# how do i get my hair color like this?; [please help]



## jazzy88 (Apr 4, 2009)

so this is what my hair color looks like (dye treated);
	

	
	
		
		

		
			





but i want it like this;





what would i need? also my hair has a lot of red/brassy tones, would i need a toner ?.....please help

thanks a bunches - jazzy


----------



## Mizz.Coppertone (Apr 4, 2009)

Look for a Dark Golden Blonde. L'Oreal Feria in Caramel Kiss is suppose to be Beyonce's shade in the commercials u see on tv. I use Clairol Shimmer Lights Shampoo to keep my hair from going brassy after I dye it.
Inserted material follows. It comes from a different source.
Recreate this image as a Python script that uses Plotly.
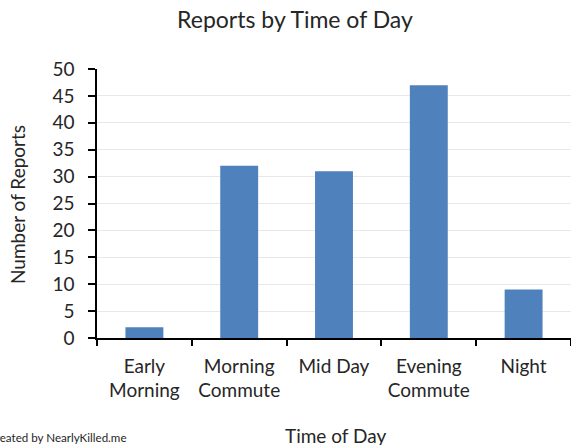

I like it better then any toner.


----------



## trincess (Apr 5, 2009)

your natural haircolor looks soo beautiful though =)


----------



## kaliraksha (Apr 5, 2009)

I'm another fan for your natural hair color. I think Beyonce's hair color works so well on her because it's a shade lighter than her skintone. However, I totally get the need to experiment... and although I have no advice on how to do it.. I hope you <3 your new hair color!


----------



## Hikaru-chan (Apr 5, 2009)

If your hair is already color treated you'll need to bleach it in order to get that color.
Color does not lift color, the only way to get it lighter is to bleach it which could cause damage to your hair.
Maybe a soap cap would work just to lift your current shade a notch or two then you could use a caramel color on top.


----------



## TISH1124 (Apr 5, 2009)

I like the haircolor of the first picture...is that yours or a model...It's very pretty


----------



## vocaltest (Apr 5, 2009)

Only 'bleach' would lift that... tint doesn't lift tint. I'd use something like l'oreal hi lift tint which only lifts the hair by half a shade (apparently can lift by four shades but i've never seen it do that). wella do a high lift as well. it'll be a lot of work to do it, and probably damage your hair.


----------